Três anos, para concluir que não houve crime algum. E, na versão da acusação, informações falsas de que o dossiê tinha sido oferecido, antes, à Folha. O delegado acusador mentiu, atribuindo a informação a um repórter. A justiça reconhece sigilo de fonte ao jornalista. Mas não existe sigilo de fonte ao delegado que mente.

Quem paga pelos transtornos que a denúncia trouxe à vida de pessoas inocentes?

Eu mesmo fui convocado como testemunha de um inquérito interno da PF, destinado a apurar supostos dossiês envolvendo as APAEs e a esposa de Sérgio Moro. Queriam que identificasse uma suposta fonte que teria me passado os dados.

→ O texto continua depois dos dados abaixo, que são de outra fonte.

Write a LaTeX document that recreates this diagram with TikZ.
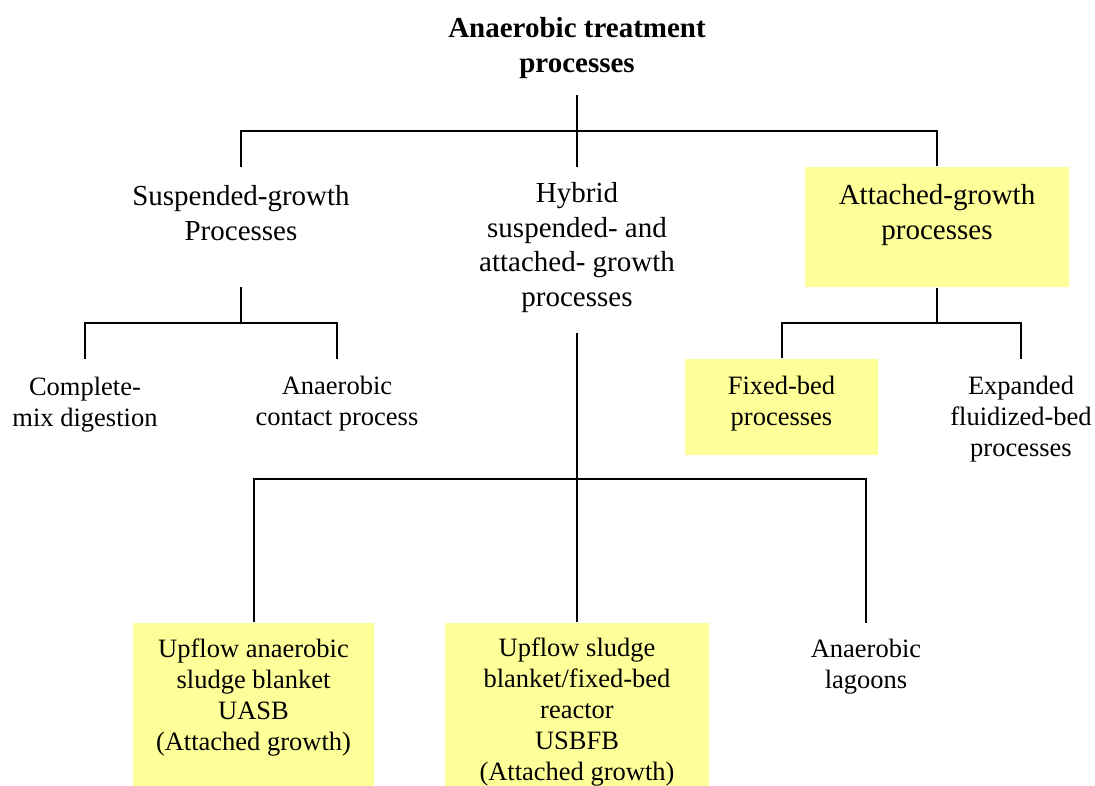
\documentclass[tikz,border=0pt]{standalone}
\usepackage{fontspec}
\setmainfont{Liberation Serif}
\definecolor{hilite}{RGB}{255,255,153}
\begin{document}
\begin{tikzpicture}[x=1pt,y=-1pt,line width=2pt,
  ttl/.style={align=center,inner sep=0pt,font=\bfseries\fontsize{29}{35}\selectfont},
  big/.style={align=center,inner sep=0pt,font=\fontsize{29}{34.7}\selectfont},
  small/.style={align=center,inner sep=0pt,font=\fontsize{26.5}{31}\selectfont},
  ybox/.style={fill=hilite,draw=none,inner sep=0pt}]
\useasboundingbox (0,0) rectangle (1095,786);

% highlighted boxes
\node[ybox,minimum width=264pt,minimum height=120pt] (attbox) at (937,227) {};
\node[ybox,minimum width=193pt,minimum height=96pt] (fbbox) at (781.5,407) {};
\node[ybox,minimum width=241pt,minimum height=163pt] (uasbbox) at (253.5,704.5) {};
\node[ybox,minimum width=264pt,minimum height=163pt] (usbbox) at (577,704.5) {};

% texts
\node[ttl] (root) at (577,48.5) {Anaerobic treatment\\processes};
\node[big] (susp) at (241,213) {Suspended-growth\\Processes};
\node[big] (hyb) at (577,247.5) {Hybrid\\suspended- and\\attached- growth\\processes};
\node[big] (att) at (937,215) {Attached-growth\\processes};
\node[small] (cmd) at (85,405) {Complete-\\mix digestion};
\node[small] (acp) at (337,404) {Anaerobic\\contact process};
\node[small] (fb) at (781.5,404) {Fixed-bed\\processes};
\node[small] (efb) at (1021,419) {Expanded\\fluidized-bed\\processes};
\node[small] (uasb) at (253.5,698) {Upflow anaerobic\\sludge blanket\\UASB\\(Attached growth)};
\node[small] (usb) at (577,712) {Upflow sludge\\blanket/fixed-bed\\reactor\\USBFB\\(Attached growth)};
\node[small] (lag) at (866,667) {Anaerobic\\lagoons};

% tree connectors
\draw (root.south |- 0,95) -- (root.south |- 0,131);
\draw (susp.north |- 0,167) |- (att.north |- 0,131) -- (attbox.north);
\draw (hyb.north |- 0,131) -- (hyb.north |- 0,167);

\draw (susp.south |- 0,287) -- (susp.south |- 0,323);
\draw (cmd.north |- 0,359) |- (acp.north |- 0,323) -- (acp.north |- 0,359);

\draw (attbox.south) -- (attbox.south |- 0,323);
\draw (fbbox.north) |- (efb.north |- 0,323) -- (efb.north |- 0,359);

\draw (hyb.south |- 0,333) -- (usbbox.north);
\draw (uasbbox.north) |- (lag.north |- 0,479) -- (lag.north |- 0,623);
\end{tikzpicture}
\end{document}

Se decepcionaram quando informei que eu havia levantado os dados muito antes da Lava Jato e que, se houve algum dossiê, foi plágio dos meus artigos.

Mais que isso, os delegados da Lava Jato trataram de entupir jornalistas da contra-corrente com denúncias sempre feitas em Curitiba.

Levará algum tempo para a Polícia Federal constatar o mal que foi para a corporação o protagonismo de delegados como Igor Romário de Paula, Erika Marena, Rosalvo Ferreira Franco, Maurício Moscardi Grillo, Márcio Anselmo.

Ao não coibir os abusos da Lava Jato, o Ministério Público Federal – que tem por obrigação constitucional a supervisão da PF -, o delegado-geral e o próprio Supremo Tribunal Federal se tornaram co-responsáveis pelo suicídio do reitor Luiz Carlos Cancellier, da Universidade Federal de Santa Catarina.

Hoje em dia, Lula é o único fator que impede que a opinião pública, da imprensa e das redes sociais, montem uma frente contra os abusos da Lava Jato. A Globo continuará refém do MPF por conta dos escândalos da CBF.

Quando o álibi desaparecer, não se tenha dúvida de que os detritos da Lava Jato aparecerão na praia e ela terá seu lugar no lixo da história.

Mesmo sendo alvo de três ações propostas por Gilmar Mendes, não tenho mais dúvidas: o maior risco que a democracia brasileira enfrenta é a eventual vitória dos porões do Judiciário.